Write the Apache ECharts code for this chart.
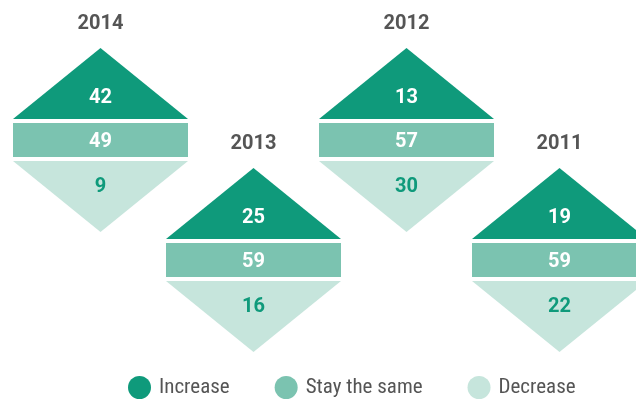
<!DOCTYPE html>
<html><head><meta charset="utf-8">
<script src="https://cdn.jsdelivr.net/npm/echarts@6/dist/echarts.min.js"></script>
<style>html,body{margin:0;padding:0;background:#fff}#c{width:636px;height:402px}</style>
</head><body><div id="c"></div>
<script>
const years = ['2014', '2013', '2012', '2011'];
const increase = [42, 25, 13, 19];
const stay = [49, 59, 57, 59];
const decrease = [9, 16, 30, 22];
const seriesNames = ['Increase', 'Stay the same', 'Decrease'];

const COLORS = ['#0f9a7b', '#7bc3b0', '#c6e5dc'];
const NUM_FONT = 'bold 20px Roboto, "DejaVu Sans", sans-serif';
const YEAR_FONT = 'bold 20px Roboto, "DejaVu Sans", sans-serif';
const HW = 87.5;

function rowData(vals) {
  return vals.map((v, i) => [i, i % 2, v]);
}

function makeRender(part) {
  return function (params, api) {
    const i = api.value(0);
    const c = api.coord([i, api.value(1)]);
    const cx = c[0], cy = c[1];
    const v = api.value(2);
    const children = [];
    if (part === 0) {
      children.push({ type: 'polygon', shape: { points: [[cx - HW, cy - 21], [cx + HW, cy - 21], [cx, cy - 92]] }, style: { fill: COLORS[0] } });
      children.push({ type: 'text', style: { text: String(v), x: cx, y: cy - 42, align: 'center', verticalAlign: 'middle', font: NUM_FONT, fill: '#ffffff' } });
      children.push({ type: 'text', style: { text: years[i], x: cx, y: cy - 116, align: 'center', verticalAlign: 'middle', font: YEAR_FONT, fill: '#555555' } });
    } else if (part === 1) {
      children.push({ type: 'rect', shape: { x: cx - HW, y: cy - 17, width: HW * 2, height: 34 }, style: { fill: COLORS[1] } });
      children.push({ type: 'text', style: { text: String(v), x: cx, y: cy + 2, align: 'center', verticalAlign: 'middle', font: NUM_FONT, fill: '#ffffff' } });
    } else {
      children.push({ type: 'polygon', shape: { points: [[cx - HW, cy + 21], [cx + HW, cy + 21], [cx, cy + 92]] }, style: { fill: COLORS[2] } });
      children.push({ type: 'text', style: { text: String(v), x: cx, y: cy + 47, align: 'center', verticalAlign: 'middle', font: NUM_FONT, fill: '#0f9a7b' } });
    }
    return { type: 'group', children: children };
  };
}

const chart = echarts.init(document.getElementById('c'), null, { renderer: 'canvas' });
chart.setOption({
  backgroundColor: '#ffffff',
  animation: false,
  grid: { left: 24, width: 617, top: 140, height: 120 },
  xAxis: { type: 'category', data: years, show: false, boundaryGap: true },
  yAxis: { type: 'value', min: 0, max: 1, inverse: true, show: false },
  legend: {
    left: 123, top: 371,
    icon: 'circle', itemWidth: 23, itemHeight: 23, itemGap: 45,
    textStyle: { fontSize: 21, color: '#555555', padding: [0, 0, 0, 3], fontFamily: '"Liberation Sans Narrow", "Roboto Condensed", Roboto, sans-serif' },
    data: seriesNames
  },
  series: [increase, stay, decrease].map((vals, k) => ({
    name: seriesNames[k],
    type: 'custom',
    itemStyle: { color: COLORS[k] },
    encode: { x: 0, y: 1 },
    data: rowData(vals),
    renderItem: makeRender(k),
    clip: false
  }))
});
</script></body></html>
::::::
WHAT THIS TASK INVOLVES:
Write the material out again exactly as it appears, dropping the pictures.

REPLY:
Write the Apache ECharts code for this chart.
<!DOCTYPE html>
<html><head><meta charset="utf-8">
<script src="https://cdn.jsdelivr.net/npm/echarts@6/dist/echarts.min.js"></script>
<style>html,body{margin:0;padding:0;background:#fff}#c{width:636px;height:402px}</style>
</head><body><div id="c"></div>
<script>
const years = ['2014', '2013', '2012', '2011'];
const increase = [42, 25, 13, 19];
const stay = [49, 59, 57, 59];
const decrease = [9, 16, 30, 22];
const seriesNames = ['Increase', 'Stay the same', 'Decrease'];

const COLORS = ['#0f9a7b', '#7bc3b0', '#c6e5dc'];
const NUM_FONT = 'bold 20px Roboto, "DejaVu Sans", sans-serif';
const YEAR_FONT = 'bold 20px Roboto, "DejaVu Sans", sans-serif';
const HW = 87.5;

function rowData(vals) {
  return vals.map((v, i) => [i, i % 2, v]);
}

function makeRender(part) {
  return function (params, api) {
    const i = api.value(0);
    const c = api.coord([i, api.value(1)]);
    const cx = c[0], cy = c[1];
    const v = api.value(2);
    const children = [];
    if (part === 0) {
      children.push({ type: 'polygon', shape: { points: [[cx - HW, cy - 21], [cx + HW, cy - 21], [cx, cy - 92]] }, style: { fill: COLORS[0] } });
      children.push({ type: 'text', style: { text: String(v), x: cx, y: cy - 42, align: 'center', verticalAlign: 'middle', font: NUM_FONT, fill: '#ffffff' } });
      children.push({ type: 'text', style: { text: years[i], x: cx, y: cy - 116, align: 'center', verticalAlign: 'middle', font: YEAR_FONT, fill: '#555555' } });
    } else if (part === 1) {
      children.push({ type: 'rect', shape: { x: cx - HW, y: cy - 17, width: HW * 2, height: 34 }, style: { fill: COLORS[1] } });
      children.push({ type: 'text', style: { text: String(v), x: cx, y: cy + 2, align: 'center', verticalAlign: 'middle', font: NUM_FONT, fill: '#ffffff' } });
    } else {
      children.push({ type: 'polygon', shape: { points: [[cx - HW, cy + 21], [cx + HW, cy + 21], [cx, cy + 92]] }, style: { fill: COLORS[2] } });
      children.push({ type: 'text', style: { text: String(v), x: cx, y: cy + 47, align: 'center', verticalAlign: 'middle', font: NUM_FONT, fill: '#0f9a7b' } });
    }
    return { type: 'group', children: children };
  };
}

const chart = echarts.init(document.getElementById('c'), null, { renderer: 'canvas' });
chart.setOption({
  backgroundColor: '#ffffff',
  animation: false,
  grid: { left: 24, width: 617, top: 140, height: 120 },
  xAxis: { type: 'category', data: years, show: false, boundaryGap: true },
  yAxis: { type: 'value', min: 0, max: 1, inverse: true, show: false },
  legend: {
    left: 123, top: 371,
    icon: 'circle', itemWidth: 23, itemHeight: 23, itemGap: 45,
    textStyle: { fontSize: 21, color: '#555555', padding: [0, 0, 0, 3], fontFamily: '"Liberation Sans Narrow", "Roboto Condensed", Roboto, sans-serif' },
    data: seriesNames
  },
  series: [increase, stay, decrease].map((vals, k) => ({
    name: seriesNames[k],
    type: 'custom',
    itemStyle: { color: COLORS[k] },
    encode: { x: 0, y: 1 },
    data: rowData(vals),
    renderItem: makeRender(k),
    clip: false
  }))
});
</script></body></html>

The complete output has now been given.